Orchestre Poly-Rythmo de Cotounou, The Vodoun Effect ; Funk & Sato from Benin’s Obscure Labels, Analog Africa, 2008
Le Bénin n’est pas l’un des pays d’Afrique où la musique moderne s’est le plus exportée ; les ouvrages généralistes traitant de la musique d’Afrique ne mentionnent souvent qu’Angélique Kidgo. Pourtant les rythmes des rituels du culte Voodoo, originaires du Bénin et importés en Amérique via le trafic d’esclaves provenant de la région du Golfe du Bénin, sont à la base de la musique noire nord-américaine.
À l’écoute de la récente compilation de l’Orchestre Poly-Rythmo de Cotonou, devenu par la suite le Tout-Puissant Poly-Rythmo de Cotonou, il est difficile de comprendre pourquoi ce groupe ne s’est pas davantage illustré à l’international. Certains ouvrages prétendent qu’il était plus difficile pour les artistes francophones du Bénin de se démarquer en raison de leur enclavement entre ses deux imposants voisins anglophones : le Nigéria et le Ghana. Pourtant, le catalogue de l’Orchestre Poly-Rythmo comprenant plus de 500 chansons enregistrées entre 1970 et 1982, pouvait facilement rivaliser avec celui des autres grands orchestres des pays de l’Afrique de l’Ouest. En 1982, la mort de deux des membres fondateurs, Papillon (guitare) et Yehoussi Leopold (batterie), entraîna abruptement la fin du Tout-Puissant Poly-Rythmo au moment où ils connurent leur succès le plus important avec l’album Zero-Zero.
Musicalement, l’Orchestre Poly-Rytmo est semblable aux autres groupes populaires de la période de décolonisation. Il s’agit d’un mélange de funk, de rythmes traditionnels locaux et de textes chantés majoritairement en langue Fon et parfois en français. L’exécution des musiciens est toutefois remarquable et l’utilisation de certains instruments, dont un supposé tambour de plus de 1 mètre 75, et rythmes de la musique Vodoo ont permis au Poly-Rythmo de se forger un son propre à lui et de devenir le groupe de référence pendant les années 1970 au Bénin.

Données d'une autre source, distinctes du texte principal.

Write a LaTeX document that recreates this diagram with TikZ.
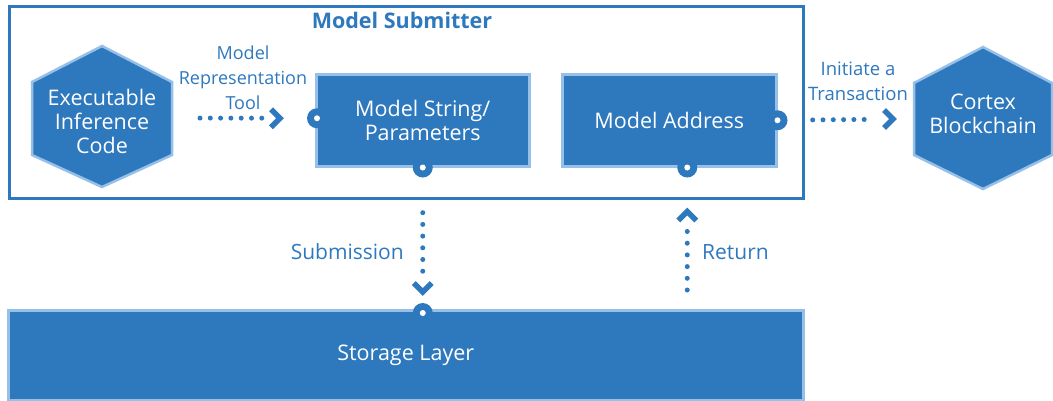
\documentclass[tikz,border=0pt]{standalone}
\usepackage{fontspec}
\setmainfont{Open Sans}
\usetikzlibrary{calc}
\definecolor{mblue}{RGB}{46,120,190}
\definecolor{lblue}{RGB}{150,192,232}
\begin{document}
\begin{tikzpicture}[x=1pt,y=-1pt,
  txt/.style={font=\fontsize{21.5}{24}\selectfont, align=center, inner sep=0pt},
  wtxt/.style={txt, text=white},
  btxt/.style={txt, text=mblue, font=\fontsize{21}{25}\selectfont},
  box/.style={draw=lblue, fill=mblue, line width=2.5pt, inner sep=0pt, font=\fontsize{21.5}{25.5}\selectfont},
  hexa/.style={draw=lblue, fill=mblue, line width=2.5pt, line join=miter},
  port/.style={circle, fill=mblue, minimum size=20pt, inner sep=0pt},
  portdot/.style={circle, fill=white, minimum size=6pt, inner sep=0pt},
  dots/.style={mblue, line width=5pt, line cap=round, dash pattern=on 0pt off 10.3pt},
  vdots/.style={mblue, line width=5pt, line cap=round, dash pattern=on 0pt off 11.7pt},
  chev/.style={mblue, line width=5.5pt, line cap=butt, line join=miter},
]
\useasboundingbox (0,0) rectangle (1053,400);

% outer frame
\node[draw=mblue, line width=3pt, minimum width=794pt, minimum height=192pt, anchor=north west, inner sep=0pt] (frame) at (8,5) {};
\node[txt, text=mblue, font=\fontsize{21.5}{25}\selectfont\bfseries] (title) at (402,20) {Model Submitter};

% hexagons
\draw[hexa] (102,46) -- (172,82) -- (172,155) -- (102,187) -- (32,155) -- (32,82) -- cycle;
\node[wtxt] (exec) at (102,121) {Executable\\Inference\\Code};
\coordinate (execE) at (172,118);

\draw[hexa] (983,47) -- (1052,83) -- (1052,155) -- (983,189) -- (914,155) -- (914,83) -- cycle;
\node[wtxt] (cortex) at (983,114) {Cortex\\Blockchain};
\coordinate (cortexW) at (914,119);

% boxes
\node[box, wtxt, minimum width=213pt, minimum height=92pt, anchor=north west] (ms) at (315,73) {Model String/\\Parameters};
\node[box, wtxt, minimum width=214pt, minimum height=92pt, anchor=north west] (ma) at (561,73) {Model Address};
\node[box, wtxt, minimum width=795pt, minimum height=90pt, anchor=north west] (st) at (7,309) {Storage Layer};

% ports
\node[port] (msL) at ($(ms.west)+(2,-2)$) {};
\node[portdot] at (msL) {};
\node[port] (msB) at (ms.south) {};
\node[portdot] at (msB) {};
\node[port] (maR) at (ma.east) {};
\node[portdot] at (maR) {};
\node[port] (maB) at ($(ma.south)+(18,0)$) {};
\node[portdot] at (maB) {};
\node[port] (stT) at ($(st.north -| msB)+(0,4)$) {};
\node[portdot] at (stT) {};
\coordinate (rt) at (st.north -| maB);

% connectors
\draw[dots, shorten <=28pt, shorten >=43pt] (execE) -- (msL);
\draw[chev] ($(msL)+(-46,-9)$) -- ($(msL)+(-37,0)$) -- ($(msL)+(-46,9)$);

\draw[dots, shorten <=25pt, shorten >=41pt] (maR) -- (cortexW);
\draw[chev] ($(cortexW)+(-30,-9)$) -- ($(cortexW)+(-21,0)$) -- ($(cortexW)+(-30,9)$);

\draw[vdots, shorten <=35pt, shorten >=31pt] (msB) -- (stT);
\draw[chev] ($(stT)+(-9,-30)$) -- ($(stT)+(0,-21)$) -- ($(stT)+(9,-30)$);

\draw[vdots, shorten <=19pt, shorten >=52pt] (rt) -- (maB);
\draw[chev] ($(maB)+(-9,53)$) -- ($(maB)+(0,44)$) -- ($(maB)+(9,53)$);

% labels
\node[btxt, font=\fontsize{18}{25}\selectfont] (lblmrt) at (243,78) {Model\\Representation\\Tool};
\node[btxt, font=\fontsize{18.5}{25}\selectfont] (lblit) at (858,81) {Initiate a\\Transaction};
\node[btxt, anchor=east] (lblsub) at (404,252) {Submission};
\node[btxt, anchor=west] (lblret) at (702,252) {Return};
\end{tikzpicture}
\end{document}
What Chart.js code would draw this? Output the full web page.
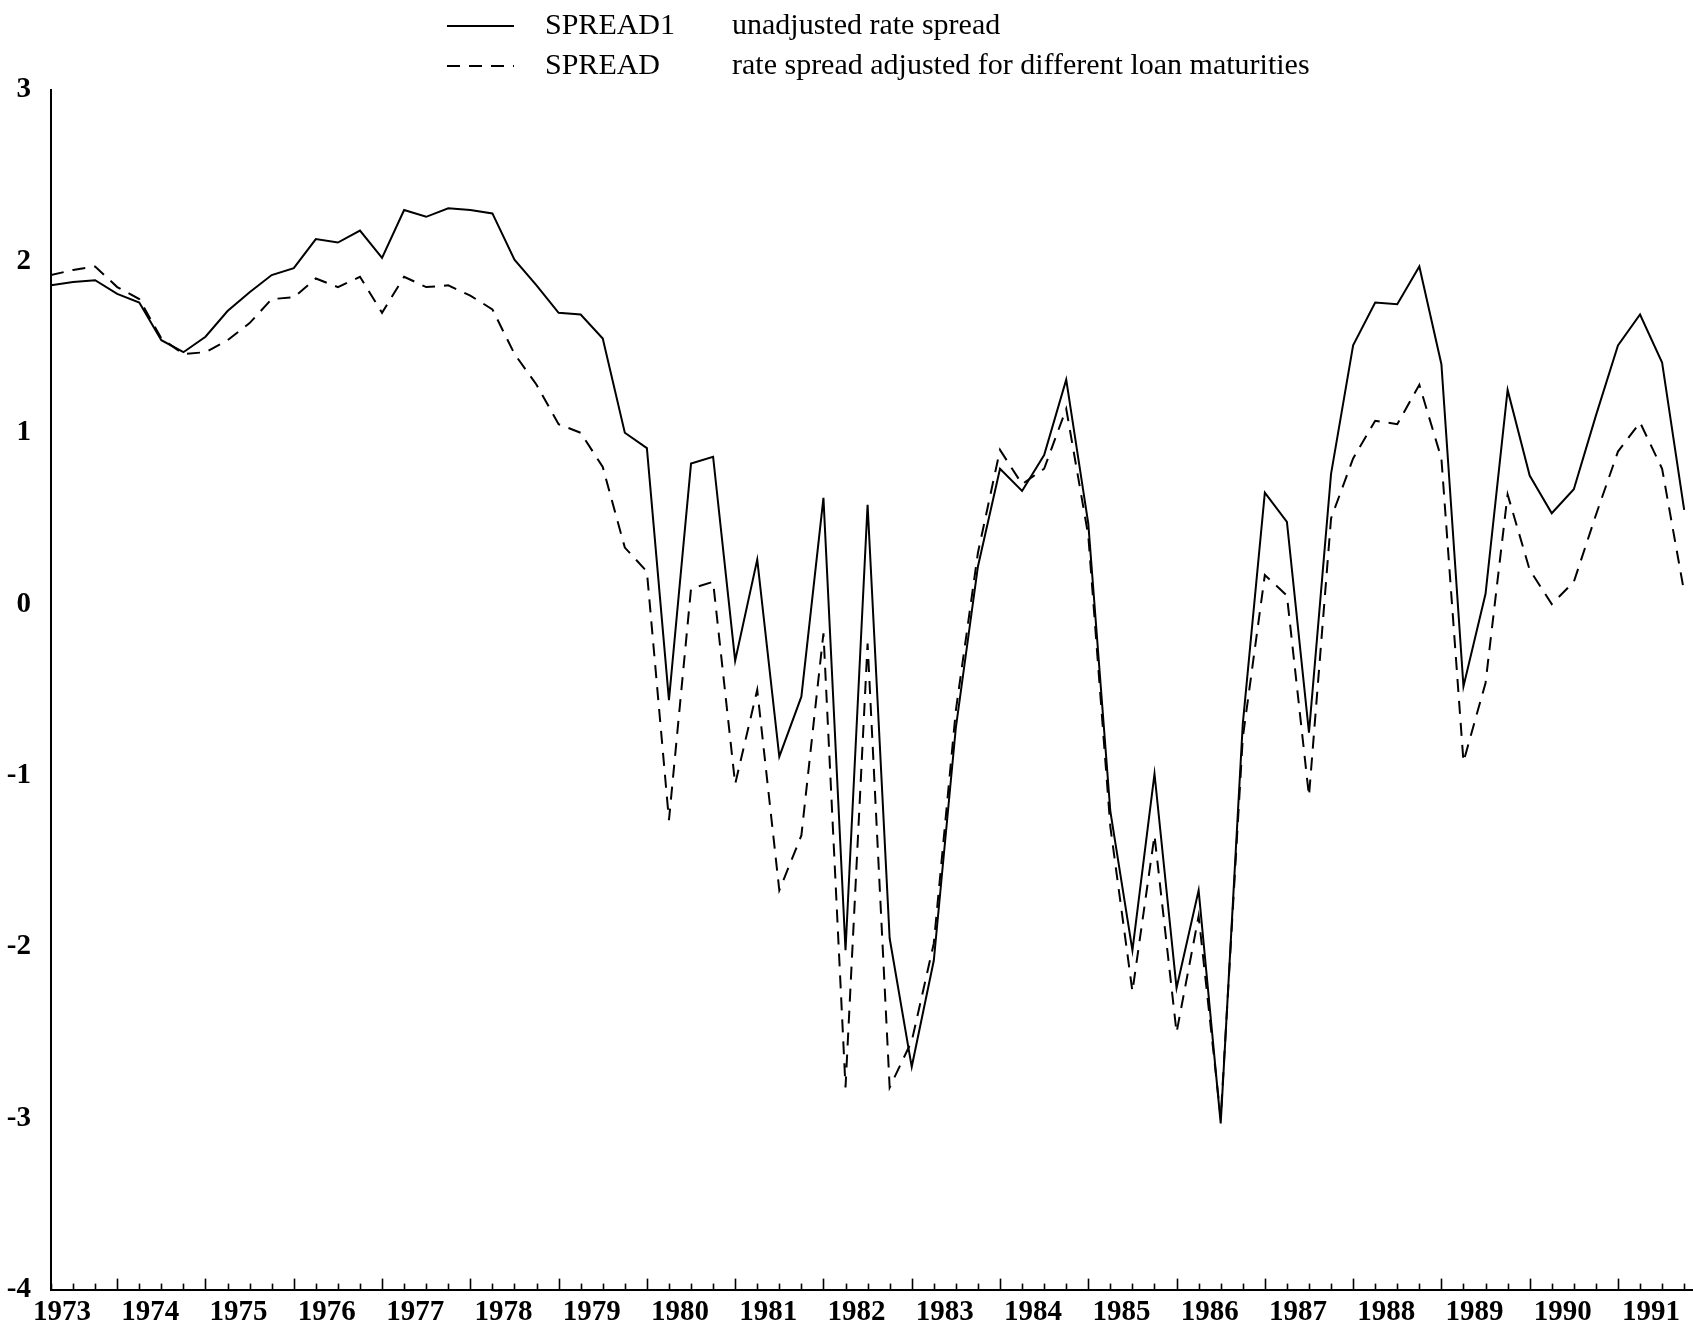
<!DOCTYPE html>
<html>
<head>
<meta charset="utf-8">
<script src="https://cdn.jsdelivr.net/npm/chart.js@4.4.1/dist/chart.umd.min.js"></script>
<style>
    html, body { margin: 0; padding: 0; background: #fff; }
    #wrap { width: 1693px; height: 1327px; }
</style>
</head>
<body>
<div id="wrap"><canvas id="spreadChart" width="1693" height="1327"></canvas></div>
<script>
// quarterly observations, first one is 1973 Q2
const years = [1973, 1974, 1975, 1976, 1977, 1978, 1979, 1980, 1981, 1982,
               1983, 1984, 1985, 1986, 1987, 1988, 1989, 1990, 1991];
const seriesNames = ['SPREAD1', 'SPREAD'];
const seriesNotes = ['unadjusted rate spread', 'rate spread adjusted for different loan maturities'];
const yTicks = [-4, -3, -2, -1, 0, 1, 2, 3];

const spread1 = [
    1.86, 1.88, 1.89, 1.81, 1.76, 1.54, 1.47, 1.56, 1.71, 1.82,
    1.92, 1.96, 2.13, 2.11, 2.18, 2.02, 2.30, 2.26, 2.31, 2.30,
    2.28, 2.01, 1.86, 1.70, 1.69, 1.55, 1.00, 0.91, -0.56, 0.82,
    0.86, -0.33, 0.26, -0.89, -0.54, 0.62, -2.02, 0.58, -1.95, -2.70,
    -2.08, -0.72, 0.22, 0.79, 0.66, 0.87, 1.31, 0.47, -1.21, -2.02,
    -0.99, -2.24, -1.67, -3.03, -0.70, 0.65, 0.48, -0.75, 0.76, 1.51,
    1.76, 1.75, 1.97, 1.40, -0.48, 0.06, 1.25, 0.75, 0.53, 0.67,
    1.10, 1.51, 1.69, 1.41, 0.55
];
const spread = [
    1.92, 1.95, 1.97, 1.85, 1.78, 1.55, 1.46, 1.47, 1.54, 1.64,
    1.78, 1.79, 1.90, 1.85, 1.91, 1.70, 1.91, 1.85, 1.86, 1.80,
    1.72, 1.46, 1.28, 1.05, 1.00, 0.80, 0.33, 0.19, -1.26, 0.09,
    0.13, -1.05, -0.50, -1.67, -1.35, -0.17, -2.82, -0.23, -2.82, -2.55,
    -1.98, -0.62, 0.30, 0.90, 0.70, 0.79, 1.14, 0.40, -1.30, -2.26,
    -1.35, -2.50, -1.82, -3.00, -0.78, 0.17, 0.05, -1.12, 0.50, 0.85,
    1.07, 1.05, 1.28, 0.85, -0.92, -0.46, 0.64, 0.20, 0.00, 0.13,
    0.52, 0.89, 1.06, 0.79, 0.07
];

const serif = '"Liberation Serif", "Times New Roman", serif';

// quarter ticks along the time axis, year boundaries (Q1) drawn longer
const quarterTicks = {
    id: 'quarterTicks',
    afterDraw(chart) {
        const ctx = chart.ctx;
        const xs = chart.scales.x;
        const base = chart.chartArea.bottom;
        ctx.save();
        ctx.strokeStyle = '#000';
        ctx.lineWidth = 1.6;
        for (let i = 0; i < spread1.length; i++) {
            const px = Math.round(xs.getPixelForValue(i)) + 0.5;
            const len = (i % 4 === 3) ? 11 : 6;
            ctx.beginPath();
            ctx.moveTo(px, base);
            ctx.lineTo(px, base - len);
            ctx.stroke();
        }
        ctx.restore();
    }
};

// two-column key at the top
const keyPlugin = {
    id: 'keyPlugin',
    afterDraw(chart) {
        const ctx = chart.ctx;
        const rows = [26, 66];
        ctx.save();
        chart.data.datasets.forEach((ds, i) => {
            const y = rows[i];
            ctx.strokeStyle = '#000';
            ctx.lineWidth = 2;
            ctx.setLineDash(ds.borderDash || []);
            ctx.beginPath();
            ctx.moveTo(447, y);
            ctx.lineTo(514, y);
            ctx.stroke();
            ctx.setLineDash([]);
            ctx.fillStyle = '#000';
            ctx.font = '30px ' + serif;
            ctx.textBaseline = 'middle';
            ctx.fillText(ds.label, 545, y);
            ctx.fillText(seriesNotes[i], 732, y);
        });
        ctx.restore();
    }
};

const ctx = document.getElementById('spreadChart').getContext('2d');
new Chart(ctx, {
    type: 'line',
    data: {
        datasets: [
            { label: seriesNames[0], data: spread1.map((v, i) => ({ x: i, y: v })),
              borderColor: '#000', borderWidth: 2, pointRadius: 0, tension: 0, fill: false },
            { label: seriesNames[1], data: spread.map((v, i) => ({ x: i, y: v })),
              borderColor: '#000', borderWidth: 2, borderDash: [13, 9], pointRadius: 0, tension: 0, fill: false }
        ]
    },
    options: {
        responsive: false,
        animation: false,
        layout: { padding: { top: 90, left: 0, right: 0, bottom: 0 } },
        plugins: { legend: { display: false }, tooltip: { enabled: false } },
        scales: {
            x: {
                type: 'linear', min: 0, max: 74.4,
                afterFit(s) { s.height = 35; },
                afterBuildTicks(s) { s.ticks = years.map((yr, k) => ({ value: 0.5 + 4 * k })); },
                ticks: {
                    autoSkip: false, maxRotation: 0, padding: 6, color: '#000',
                    font: { family: serif, size: 29, weight: 'bold' },
                    callback: (v, idx) => String(years[idx])
                },
                grid: { display: false, drawTicks: false },
                border: { display: true, color: '#000', width: 2 }
            },
            y: {
                min: -4, max: 3,
                afterFit(s) { s.width = 51; },
                afterBuildTicks(s) { s.ticks = yTicks.map(v => ({ value: v })); },
                ticks: {
                    padding: 20, color: '#000',
                    font: { family: serif, size: 29, weight: 'bold' },
                    callback: v => String(v)
                },
                grid: { display: false, drawTicks: false },
                border: { display: true, color: '#000', width: 2 }
            }
        }
    },
    plugins: [quarterTicks, keyPlugin]
});
</script>
</body>
</html>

Pendant l’ensemble de sa carrière, le groupe était sous contrat exclusif avec Albarika Store, la plus importante compagnie de disques béninoise. Les disques produits par cette compagnie étaient enregistrés dans des studios professionnels tels que le studio EMI, localisé au Nigeria. Cependant, dans ses temps libres, où plutôt pendant les voyages d’affaires d’Adissa Seidou, propriétaire de la compagnie Albarika Store, le groupe enregistrait pour une multitude de compagnies locales tels qu’Aux Écoutes, Les Échos Sonores du Dahomey et Les Disques Tropiques/Production Satel. Ces compagnies qui opéraient avec des budgets plus que modestes avaient souvent à leur disposition que la console Nagra locale, quelques micros, souvent un seul, ainsi que les talents du technicien de la radio locale. En disposant les musiciens en demi-cercle autour du chanteur et du micro, celui-ci arrivait à obtenir un son incroyablement riche et texturé. L’excellente compilation The Vodun Effect : Funk & Sato from Benin’s Obscure Label focusse uniquement sur des enregistrements produits par ces petites compagnies. La compagnie Analog Africa fera paraître un volume 2, qui lui, portera sur les enregistrements du groupe produits par la compagnie Albarika Store.
À voir :
La chanson Gbeti Madjro, originalement paru en 1970, fut enregistrée pour la compagnie Albarika Store au Studio EMI au Nigéria. Comme Mélome Clément, compositeur, guitariste et chanteur du groupe perdit la voix juste avant l’enregistrement, c’est un autre membre du groupe, soit Lohento Eskill, qui chante sur cette pièce. Au départ, il semblerait que ce dernier ne voulait pas crier, mais Mélomé Clément l’y aurait forcé. Ses prouesses vocales, assez remarquables, auraient par la suite supposément créé un effet de mode et incité les chanteurs des autres groupes du pays à se mettre à crier sur leurs chansons.